Trump’s Defence of Russia Sparks Outrage in US

Standing side by side with Vladimir Putin, U.S. President Donald Trump refused on Monday to blame the Russian leader for meddling in the 2016 U.S. election, casting doubt on the findings of his own intelligence agencies and sparking a storm of criticism at home.

Although he faced pressure from critics, allied countries and even his own staff to take a tough line, Trump spoke not a single disparaging word in public about Moscow on any of the issues that have brought relations between the two powers to the lowest ebb since the Cold War.

Instead, he denounced the “stupidity” of his own country’s policies, especially the decision to investigate Russian interference in the 2016 election.

Just three days ago, the U.S. Justice Department announced an indictment of 12 Russian spies for hacking into Democratic Party computer networks.

Newt Gingrich, former Republican speaker of the House of Representatives and one of the US president’s most reliable defenders, said Trump’s comments were “the most serious mistake of his presidency and must be corrected — immediately.”

His call came after John McCain, the ailing Arizona Republican senator known for his wariness of Russia and Putin and his battles with Trump, said: “No prior president has ever abased himself more abjectly before a tyrant.”

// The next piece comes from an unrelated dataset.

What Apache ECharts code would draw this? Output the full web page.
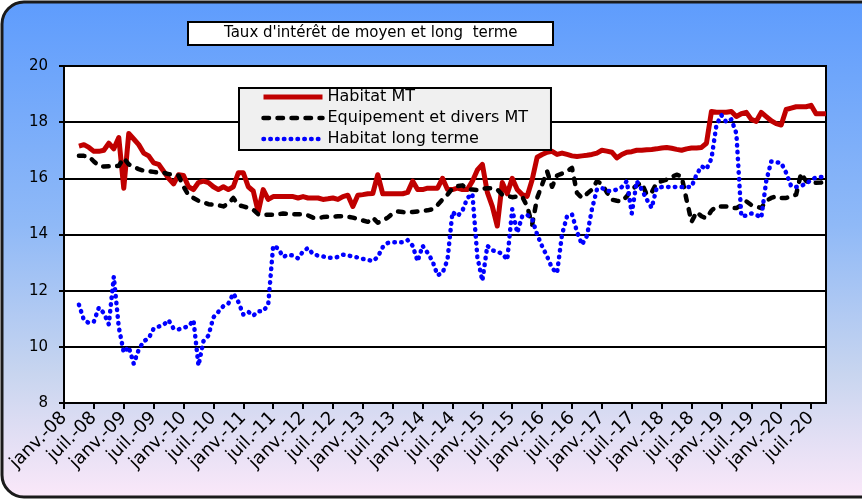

In an interview later on Monday with Sean Hannity on Fox News, Trump strengthened his defence of Putin, calling his performance at their joint news conference “very, very strong”. He said the two men had a good discussion in private on issues including nuclear proliferation, stabilising Syria and supporting Israel.

Trump added that the main reason the US and Russia had been driven apart was “a phoney witch hunt deal” — a reference to special counsel Robert Mueller’s investigation of Russian interference in the US elections.

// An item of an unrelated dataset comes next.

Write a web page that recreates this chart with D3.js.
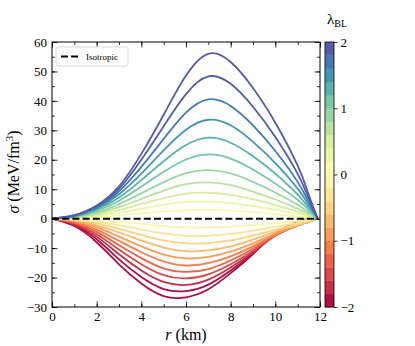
<!DOCTYPE html>
<html>
<head>
<meta charset="utf-8">
<script src="https://cdn.jsdelivr.net/npm/d3@7"></script>
<style>
  body { margin: 0; background: #fff; }
  text { font-family: "Liberation Serif", "DejaVu Serif", serif; fill: #000; }
</style>
</head>
<body>
<div id="chart"></div>
<script>
// radius grid (km)
const rGrid = [0, 1, 2, 3, 4, 5, 6, 7, 8, 9, 10, 11, 11.5, 11.9];

// lambda_BL of each curve
const lambdas = [-2, -1.818, -1.636, -1.455, -1.273, -1.091, -0.909, -0.727, -0.545, -0.364, -0.182,
                 0.182, 0.364, 0.545, 0.727, 0.909, 1.091, 1.273, 1.455, 1.636, 1.818, 2];

// sigma (MeV/fm^3) for each lambda, on rGrid
const sigmaCurves = [
  [0, -2.5, -8.0, -15.5, -22.0, -26.3, -26.7, -24.0, -18.5, -12.0, -5.0, -1.0, -0.2, 0],
  [0, -2.2, -7.0, -13.8, -19.8, -23.9, -24.6, -22.4, -17.6, -11.8, -5.4, -1.5, -0.4, 0],
  [0, -1.9, -6.1, -12.1, -17.6, -21.5, -22.5, -20.7, -16.6, -11.4, -5.7, -1.9, -0.7, 0],
  [0, -1.6, -5.3, -10.5, -15.5, -19.2, -20.3, -18.9, -15.5, -10.9, -5.8, -2.1, -0.8, 0],
  [0, -1.3, -4.5, -9.0, -13.4, -16.9, -18.1, -17.1, -14.2, -10.2, -5.7, -2.3, -1.0, 0],
  [0, -1.1, -3.7, -7.5, -11.4, -14.5, -15.9, -15.1, -12.8, -9.4, -5.5, -2.4, -1.0, 0],
  [0, -0.8, -2.9, -6.1, -9.4, -12.2, -13.5, -13.0, -11.2, -8.4, -5.1, -2.3, -1.0, 0],
  [0, -0.6, -2.3, -4.7, -7.4, -9.8, -11.0, -10.8, -9.4, -7.1, -4.5, -2.2, -1.0, 0],
  [0, -0.4, -1.6, -3.5, -5.5, -7.4, -8.4, -8.3, -7.4, -5.7, -3.8, -1.8, -0.8, 0],
  [0, -0.3, -1.0, -2.2, -3.7, -5.0, -5.8, -5.8, -5.2, -4.1, -2.8, -1.4, -0.6, 0],
  [0, -0.1, -0.5, -1.1, -1.8, -2.5, -2.9, -3.0, -2.7, -2.2, -1.5, -0.8, -0.4, 0],
  [0, 0.1, 0.5, 1.1, 1.8, 2.5, 2.9, 3.0, 2.7, 2.2, 1.5, 0.8, 0.4, 0],
  [0, 0.2, 0.9, 2.0, 3.4, 4.8, 5.7, 5.8, 5.3, 4.3, 3.0, 1.6, 0.7, 0],
  [0, 0.3, 1.3, 2.9, 5.0, 7.0, 8.5, 8.8, 8.1, 6.6, 4.6, 2.4, 1.1, 0],
  [0, 0.4, 1.7, 3.9, 6.7, 9.5, 11.7, 12.3, 11.4, 9.2, 6.5, 3.4, 1.6, 0],
  [0, 0.5, 2.1, 4.9, 8.6, 12.4, 15.5, 16.5, 15.4, 12.5, 8.9, 4.7, 2.1, 0],
  [0, 0.7, 2.6, 6.1, 10.9, 15.9, 20.1, 21.8, 20.4, 16.7, 11.9, 6.4, 2.9, 0],
  [0, 0.8, 3.1, 7.2, 13.1, 19.5, 25.0, 27.5, 25.8, 21.2, 15.3, 8.2, 3.7, 0],
  [0, 0.9, 3.5, 8.3, 15.3, 23.2, 30.2, 33.6, 31.7, 26.1, 18.9, 10.2, 4.6, 0],
  [0, 1.0, 3.9, 9.3, 17.6, 27.1, 36.0, 40.5, 38.3, 31.7, 23.0, 12.5, 5.6, 0],
  [0, 1.1, 4.3, 10.2, 20.0, 31.4, 42.3, 48.3, 45.8, 38.0, 27.7, 15.2, 6.8, 0],
  [0, 1.2, 4.5, 11.0, 22.0, 35.3, 48.6, 56.0, 53.2, 44.4, 32.6, 18.0, 8.0, 0]
];

// isotropic reference line
const isoR = [0, 11.9];
const isoSigma = [0, 0];

// ticks
const xTicks = [0, 2, 4, 6, 8, 10, 12];
const yTicks = [-30, -20, -10, 0, 10, 20, 30, 40, 50, 60];
const cbTicks = [-2, -1, 0, 1, 2];
const cbBands = 20;

function main(){

  var width = 415, height = 346;
  var mLeft = 52, mRight = 320, mTop = 42, mBottom = 307;

  var svg = d3.select("#chart").append("svg")
    .attr("width", width)
    .attr("height", height);

  var x = d3.scaleLinear().domain([0, 12]).range([mLeft, mRight]);
  var y = d3.scaleLinear().domain([-30, 60]).range([mBottom, mTop]);
  var color = d3.scaleSequential(d3.interpolateSpectral).domain([-2, 2]);

  // discrete colormap: every value gets the colour of its band's centre
  var bandW = 4 / cbBands;
  function bandColor(v){
    var k = Math.min(cbBands - 1, Math.max(0, Math.floor((v + 2) / bandW)));
    return color(-2 + (k + 0.5) * bandW);
  }

  var line = d3.line()
    .x(function(d){ return x(d[0]); })
    .y(function(d){ return y(d[1]); })
    .curve(d3.curveNatural);

  var plot = svg.append("g");

  // curves
  sigmaCurves.forEach(function(vals, i){
    plot.append("path")
      .datum(rGrid.map(function(r, j){ return [r, vals[j]]; }))
      .attr("d", line)
      .attr("fill", "none")
      .attr("stroke", bandColor(lambdas[i]))
      .attr("stroke-width", 1.8);
  });

  // isotropic
  plot.append("path")
    .datum(isoR.map(function(r, j){ return [r, isoSigma[j]]; }))
    .attr("d", line)
    .attr("fill", "none")
    .attr("stroke", "#000")
    .attr("stroke-width", 2)
    .attr("stroke-dasharray", "7,3.2");

  // axes, ticks pointing in
  function styleAxis(g){
    g.select(".domain").remove();
    g.selectAll("line").attr("stroke", "#000").attr("stroke-width", 0.8);
    g.selectAll("text").attr("fill", "#000")
      .style("font-family", "Liberation Serif").style("font-size", "13px");
  }
  function minusFmt(d){ return d < 0 ? "\u2212" + Math.abs(d) : d; }

  var xMinor = d3.range(0, 12.01, 1);
  var yMinor = d3.range(-30, 60.01, 5);

  svg.append("g").attr("transform", "translate(0," + mBottom + ")")
    .call(d3.axisBottom(x).tickValues(xMinor).tickSize(-3).tickFormat(""))
    .call(styleAxis);
  svg.append("g").attr("transform", "translate(0," + mBottom + ")")
    .call(d3.axisBottom(x).tickValues(xTicks).tickSize(-5.5).tickPadding(5).tickFormat(d3.format("d")))
    .call(styleAxis);
  svg.append("g").attr("transform", "translate(0," + mTop + ")")
    .call(d3.axisTop(x).tickValues(xMinor).tickSize(-3).tickFormat(""))
    .call(styleAxis);
  svg.append("g").attr("transform", "translate(0," + mTop + ")")
    .call(d3.axisTop(x).tickValues(xTicks).tickSize(-5.5).tickFormat(""))
    .call(styleAxis);

  svg.append("g").attr("transform", "translate(" + mLeft + ",0)")
    .call(d3.axisLeft(y).tickValues(yMinor).tickSize(-3).tickFormat(""))
    .call(styleAxis);
  svg.append("g").attr("transform", "translate(" + mLeft + ",0)")
    .call(d3.axisLeft(y).tickValues(yTicks).tickSize(-5.5).tickPadding(5).tickFormat(minusFmt))
    .call(styleAxis);
  svg.append("g").attr("transform", "translate(" + mRight + ",0)")
    .call(d3.axisRight(y).tickValues(yMinor).tickSize(-3).tickFormat(""))
    .call(styleAxis);
  svg.append("g").attr("transform", "translate(" + mRight + ",0)")
    .call(d3.axisRight(y).tickValues(yTicks).tickSize(-5.5).tickFormat(""))
    .call(styleAxis);

  // frame
  svg.append("rect")
    .attr("x", mLeft).attr("y", mTop)
    .attr("width", mRight - mLeft).attr("height", mBottom - mTop)
    .attr("fill", "none").attr("stroke", "#000").attr("stroke-width", 1);

  // axis labels
  svg.append("text")
    .attr("x", 186).attr("y", 340)
    .attr("text-anchor", "middle")
    .style("font-size", "16px")
    .html('<tspan font-style="italic">r</tspan> (km)');

  svg.append("text")
    .attr("transform", "translate(19,172) rotate(-90)")
    .attr("text-anchor", "middle")
    .style("font-size", "16px")
    .html('<tspan font-style="italic">σ</tspan> (MeV/fm<tspan dy="-6" font-size="11px">3</tspan><tspan dy="6">)</tspan>');

  // legend
  var leg = svg.append("g");
  leg.append("rect")
    .attr("x", 56).attr("y", 47)
    .attr("width", 72).attr("height", 19)
    .attr("rx", 2.5)
    .attr("fill", "#fff").attr("stroke", "#d0d0d0").attr("stroke-width", 0.8);
  leg.append("line")
    .attr("x1", 61).attr("x2", 78).attr("y1", 56.5).attr("y2", 56.5)
    .attr("stroke", "#000").attr("stroke-width", 2).attr("stroke-dasharray", "7,3.2");
  leg.append("text")
    .attr("x", 86).attr("y", 60)
    .style("font-size", "9px")
    .text("Isotropic");

  // colorbar
  var cbX = 325, cbW = 9;
  var cb = d3.scaleLinear().domain([-2, 2]).range([mBottom, mTop]);
  var bandEdges = d3.range(cbBands + 1).map(function(i){ return -2 + 4 * i / cbBands; });
  svg.append("g").selectAll("rect")
    .data(d3.range(cbBands))
    .enter().append("rect")
    .attr("x", cbX)
    .attr("y", function(i){ return cb(bandEdges[i + 1]); })
    .attr("width", cbW)
    .attr("height", function(i){ return cb(bandEdges[i]) - cb(bandEdges[i + 1]) + 0.4; })
    .attr("fill", function(i){ return color((bandEdges[i] + bandEdges[i + 1]) / 2); });
  svg.append("rect")
    .attr("x", cbX).attr("y", mTop)
    .attr("width", cbW).attr("height", mBottom - mTop)
    .attr("fill", "none").attr("stroke", "#000").attr("stroke-width", 0.8);
  svg.append("g").attr("transform", "translate(" + (cbX + cbW) + ",0)")
    .call(d3.axisRight(cb).tickValues(cbTicks).tickSize(3.5).tickPadding(3).tickFormat(minusFmt))
    .call(styleAxis);

  svg.append("text")
    .attr("x", 327).attr("y", 24)
    .style("font-size", "15px")
    .html('λ<tspan dy="3" font-size="10px">BL</tspan>');
}

main();
</script>
</body>
</html>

The day’s dramatic events put the US president at odds with intelligence, diplomatic and law enforcement officials in his own administration as well as with representatives of both parties in Congress who have concluded that Russia interfered in the 2016 presidential election.

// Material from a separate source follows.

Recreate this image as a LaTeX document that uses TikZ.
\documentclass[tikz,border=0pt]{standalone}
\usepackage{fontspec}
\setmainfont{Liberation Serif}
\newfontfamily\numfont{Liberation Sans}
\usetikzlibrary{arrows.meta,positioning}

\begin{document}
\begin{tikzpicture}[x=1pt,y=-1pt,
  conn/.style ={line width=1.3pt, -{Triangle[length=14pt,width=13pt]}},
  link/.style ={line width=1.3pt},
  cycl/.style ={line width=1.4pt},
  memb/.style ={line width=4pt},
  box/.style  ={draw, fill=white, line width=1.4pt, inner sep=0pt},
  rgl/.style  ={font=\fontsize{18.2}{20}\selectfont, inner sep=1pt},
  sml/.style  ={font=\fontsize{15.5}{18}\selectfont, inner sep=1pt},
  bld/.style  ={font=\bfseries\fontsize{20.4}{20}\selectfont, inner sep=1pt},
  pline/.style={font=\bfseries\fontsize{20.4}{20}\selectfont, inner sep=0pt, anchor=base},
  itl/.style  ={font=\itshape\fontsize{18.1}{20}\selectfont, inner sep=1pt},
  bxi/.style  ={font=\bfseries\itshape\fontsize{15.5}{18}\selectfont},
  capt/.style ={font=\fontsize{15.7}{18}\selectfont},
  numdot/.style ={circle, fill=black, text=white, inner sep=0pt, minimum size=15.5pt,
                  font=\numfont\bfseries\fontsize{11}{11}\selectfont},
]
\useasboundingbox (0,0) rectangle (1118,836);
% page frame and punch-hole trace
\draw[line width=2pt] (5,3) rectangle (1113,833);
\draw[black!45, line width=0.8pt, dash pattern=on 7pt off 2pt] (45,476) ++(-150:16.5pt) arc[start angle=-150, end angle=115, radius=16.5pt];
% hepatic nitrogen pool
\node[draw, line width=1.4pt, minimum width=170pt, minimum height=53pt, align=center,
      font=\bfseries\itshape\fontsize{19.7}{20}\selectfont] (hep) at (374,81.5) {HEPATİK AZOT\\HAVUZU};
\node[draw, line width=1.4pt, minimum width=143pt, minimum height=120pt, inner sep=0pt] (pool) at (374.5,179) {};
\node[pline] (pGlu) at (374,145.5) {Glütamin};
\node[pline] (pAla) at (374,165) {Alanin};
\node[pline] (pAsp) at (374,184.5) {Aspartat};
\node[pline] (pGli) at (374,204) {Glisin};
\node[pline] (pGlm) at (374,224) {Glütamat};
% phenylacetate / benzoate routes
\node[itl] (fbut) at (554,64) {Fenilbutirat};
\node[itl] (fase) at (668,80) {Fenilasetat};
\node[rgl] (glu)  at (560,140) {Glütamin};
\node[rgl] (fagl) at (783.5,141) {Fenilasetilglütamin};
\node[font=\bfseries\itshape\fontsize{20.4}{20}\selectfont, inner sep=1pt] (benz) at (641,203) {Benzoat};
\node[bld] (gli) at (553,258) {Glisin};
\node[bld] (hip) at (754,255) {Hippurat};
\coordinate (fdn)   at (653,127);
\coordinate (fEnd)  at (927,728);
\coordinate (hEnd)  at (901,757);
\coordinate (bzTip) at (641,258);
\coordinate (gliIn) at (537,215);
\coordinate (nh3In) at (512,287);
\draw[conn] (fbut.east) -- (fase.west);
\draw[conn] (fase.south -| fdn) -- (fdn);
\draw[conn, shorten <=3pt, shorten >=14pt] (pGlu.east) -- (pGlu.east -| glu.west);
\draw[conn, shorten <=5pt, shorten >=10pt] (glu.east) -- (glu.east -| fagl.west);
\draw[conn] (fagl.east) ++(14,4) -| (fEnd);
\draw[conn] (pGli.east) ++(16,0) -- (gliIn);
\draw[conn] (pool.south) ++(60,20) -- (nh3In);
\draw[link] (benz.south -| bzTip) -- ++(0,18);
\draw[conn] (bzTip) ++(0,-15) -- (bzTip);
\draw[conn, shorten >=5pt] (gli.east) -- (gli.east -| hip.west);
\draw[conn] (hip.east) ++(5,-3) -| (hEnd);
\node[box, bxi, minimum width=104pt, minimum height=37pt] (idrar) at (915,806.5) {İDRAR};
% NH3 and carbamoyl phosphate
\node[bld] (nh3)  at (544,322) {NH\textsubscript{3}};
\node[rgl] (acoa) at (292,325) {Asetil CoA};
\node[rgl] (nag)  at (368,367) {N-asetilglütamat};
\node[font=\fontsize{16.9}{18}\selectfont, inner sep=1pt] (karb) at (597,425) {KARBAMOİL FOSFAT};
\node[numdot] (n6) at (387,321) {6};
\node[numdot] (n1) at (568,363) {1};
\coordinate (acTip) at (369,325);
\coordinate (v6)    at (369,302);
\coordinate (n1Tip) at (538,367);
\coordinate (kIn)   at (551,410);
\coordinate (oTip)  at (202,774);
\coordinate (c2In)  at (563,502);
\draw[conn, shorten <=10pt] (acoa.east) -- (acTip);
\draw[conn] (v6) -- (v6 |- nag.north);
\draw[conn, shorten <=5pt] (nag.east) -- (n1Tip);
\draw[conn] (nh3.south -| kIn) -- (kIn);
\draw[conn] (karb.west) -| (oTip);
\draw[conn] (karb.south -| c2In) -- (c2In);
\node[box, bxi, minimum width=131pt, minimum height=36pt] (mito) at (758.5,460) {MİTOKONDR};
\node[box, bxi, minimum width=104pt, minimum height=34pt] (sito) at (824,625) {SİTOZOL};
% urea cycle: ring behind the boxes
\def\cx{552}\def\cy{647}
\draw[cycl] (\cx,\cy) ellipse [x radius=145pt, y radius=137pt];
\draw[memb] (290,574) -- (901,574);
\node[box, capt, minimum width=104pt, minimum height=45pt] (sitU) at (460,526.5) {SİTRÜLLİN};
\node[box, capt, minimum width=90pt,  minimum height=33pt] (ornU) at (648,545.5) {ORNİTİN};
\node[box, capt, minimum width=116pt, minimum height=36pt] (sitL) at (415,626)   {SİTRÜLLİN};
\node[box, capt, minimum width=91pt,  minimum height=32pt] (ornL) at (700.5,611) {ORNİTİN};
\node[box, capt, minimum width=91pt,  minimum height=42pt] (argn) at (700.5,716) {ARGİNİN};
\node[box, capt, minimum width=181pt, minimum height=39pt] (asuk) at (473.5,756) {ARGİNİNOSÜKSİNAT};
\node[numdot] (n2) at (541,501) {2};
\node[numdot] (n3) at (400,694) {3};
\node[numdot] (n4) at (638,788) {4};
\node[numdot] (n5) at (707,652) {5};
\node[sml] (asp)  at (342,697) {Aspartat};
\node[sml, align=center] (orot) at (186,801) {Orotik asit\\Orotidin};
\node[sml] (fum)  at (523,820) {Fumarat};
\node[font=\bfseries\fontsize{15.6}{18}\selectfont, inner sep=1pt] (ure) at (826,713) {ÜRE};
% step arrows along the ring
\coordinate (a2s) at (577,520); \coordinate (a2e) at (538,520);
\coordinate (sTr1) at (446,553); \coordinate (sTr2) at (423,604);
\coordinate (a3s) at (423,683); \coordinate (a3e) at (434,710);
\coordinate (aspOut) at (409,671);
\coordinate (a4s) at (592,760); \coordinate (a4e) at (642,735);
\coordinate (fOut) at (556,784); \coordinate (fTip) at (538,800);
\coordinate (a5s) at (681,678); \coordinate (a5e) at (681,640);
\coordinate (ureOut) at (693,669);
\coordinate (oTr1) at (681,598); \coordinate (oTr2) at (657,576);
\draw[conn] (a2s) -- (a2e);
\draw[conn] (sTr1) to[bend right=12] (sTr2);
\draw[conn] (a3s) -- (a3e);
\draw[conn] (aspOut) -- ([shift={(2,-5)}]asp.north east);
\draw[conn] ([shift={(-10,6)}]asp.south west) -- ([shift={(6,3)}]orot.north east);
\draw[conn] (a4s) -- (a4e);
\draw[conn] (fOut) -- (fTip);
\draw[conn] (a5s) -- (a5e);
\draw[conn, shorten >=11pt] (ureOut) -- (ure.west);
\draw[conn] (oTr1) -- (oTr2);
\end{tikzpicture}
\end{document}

“That is not just the finding of the American intelligence community but also the House Committee on Intelligence,” said Paul Ryan, the Republican speaker of the House.

“The president must appreciate that Russia is not our ally.”

A rebuke was issued by Dan Coats, the director of national intelligence. Only three days before, he had compared the cyber threat faced by the US from adversaries like Russia to the build-up to the 9/11 attacks, telling an audience in Washington: “The warning lights are blinking red again.”

In a statement issued after the Helsinki news conference, Coats said: “We have been clear in our assessments of Russian meddling in the 2016 election and their ongoing, pervasive efforts to undermine our democracy, and we will continue to provide unvarnished and objective intelligence in support of our national security.”

Last Friday, Mueller, the special counsel, indicted 12 Russian military intelligence officers for hacking and leaking documents from the Democratic National Committee and the Hillary Clinton campaign.

Hours after Trump’s news conference ended on Monday, the justice department unveiled a criminal complaint against a Russian woman accused of attempting to build a “back channel” between the Kremlin and Republican Party leaders.

“Russian influence operations are a threat to US interests as they are low-cost, relatively low-risk, and deniable ways to shape foreign perceptions and to influence populations,” said the complaint.